Unique new lab to provide “Gold Standard of HIV care” for Black community in Scarborough

Notisha Massaquoi

The Department of Health and Society is launching a new lab which conducts rigorous community-based health research and works with Black communities to develop advocacy tools, strategies and programs to improve health outcomes, wellbeing and success in Canadian healthcare systems. 

Assistant Professor Notisha Massaquoi is Director of the newly created Black Health Equity Lab, which has launched a $1.2 million project to develop the first HIV clinical service for the Black community in Canada. The lab will be based at the Department of Health and Society and will provide HIV clinical staff and services for the Black community at Scarborough’s TAIBU Community Health Centre.

Funding for the project was provided by the Ontario HIV Treatment Network.

“Scarborough has one of the highest rates of increasing HIV in the province and yet we don’t have specific services for Black community members who are disproportionately impacted,” said Professor Massaquoi. “This culturally appropriate service will be housed within a health centre that’s focused on Black health, with all of the supports and resources you need to provide optimum treatment and care for newly diagnosed patients. So, we’re really excited to get up and running.”

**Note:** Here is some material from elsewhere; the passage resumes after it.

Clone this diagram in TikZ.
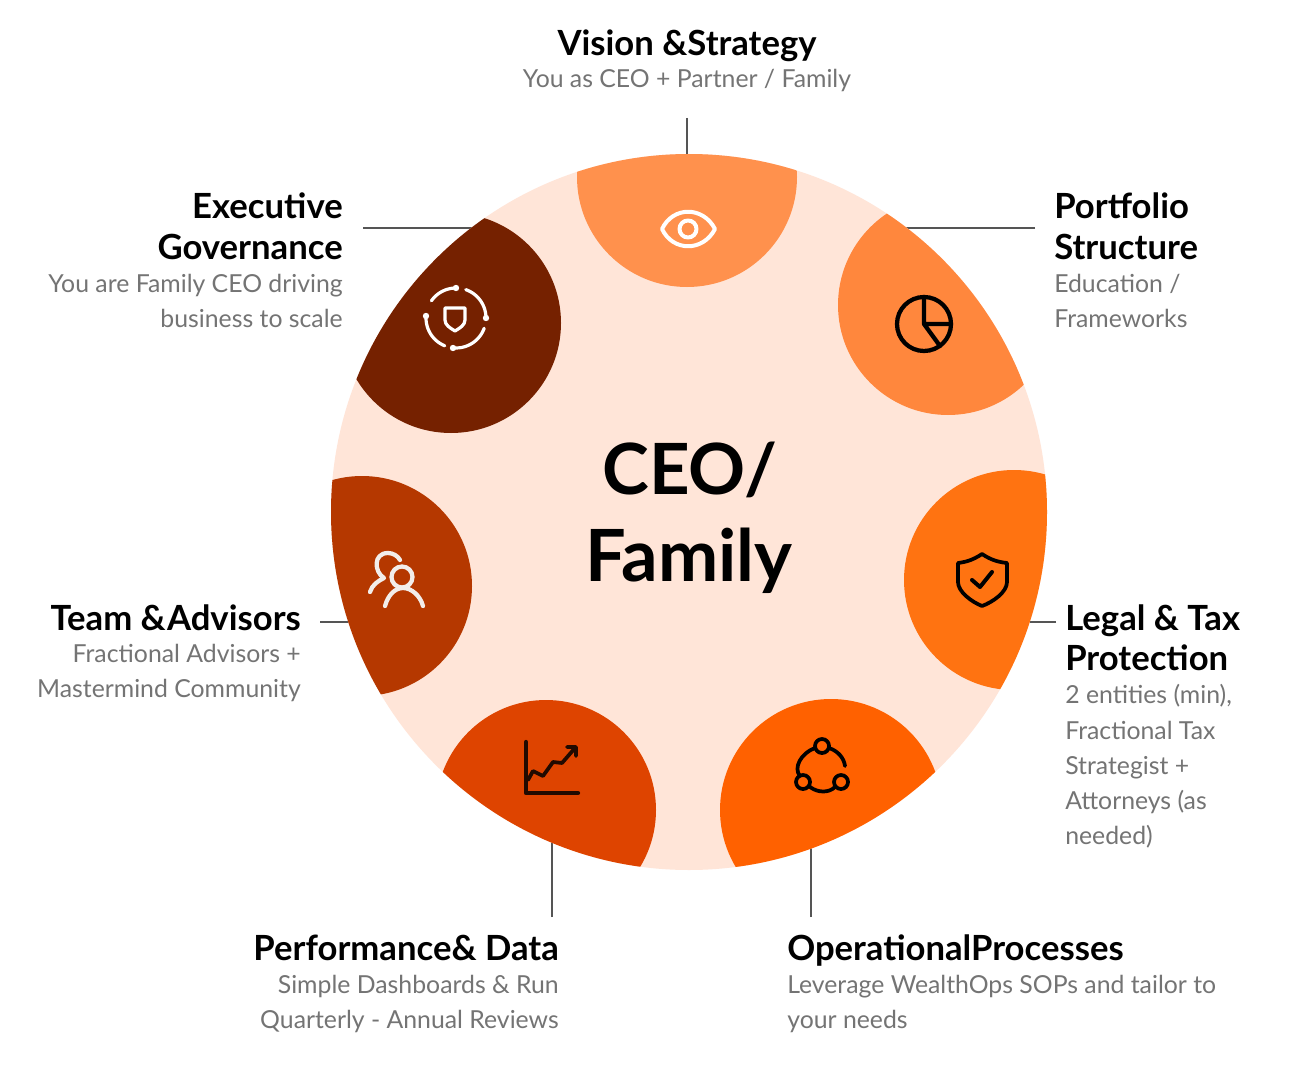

The Black Health Equity Lab will engage in research that develops programs and services and helps address health disparities faced by Black communities. The first major project will be creating a model of best practice for treatment of Black people with HIV, informed by the Lab’s research.

The funding will provide a new case management team that includes a nurse practitioner, a social worker and two community outreach workers. “They will be at TAIBU providing services and we the researchers are going to be developing all the surveys and the tools and all the things that they need to provide the best evidence-based care possible. The goal is that we will develop the gold standard of what HIV care should look like for black communities, and then that model can be replicated nationally.”

Liben Gebremikael, Executive Director at TAIBU Community Healthcare added: “In furthering our partnership with University of Toronto Scarborough, TAIBU is excited to be part of the Black Health Equity Lab. This partnership will not only strengthen the relationship between academia and community but is providing a real, practical and evidence-based practice that will address the impact of anti-Black racism on the health and wellbeing of members of the Black communities. As an organization mandated to serve the Black populations in the Greater Toronto Area, this is initiative is right in our lane and we are honored to be working under the leadership of Dr Notisha Massaquoi, who has not only been a mentor to me personally, but was also one of the agents in the establishment of TAIBU.”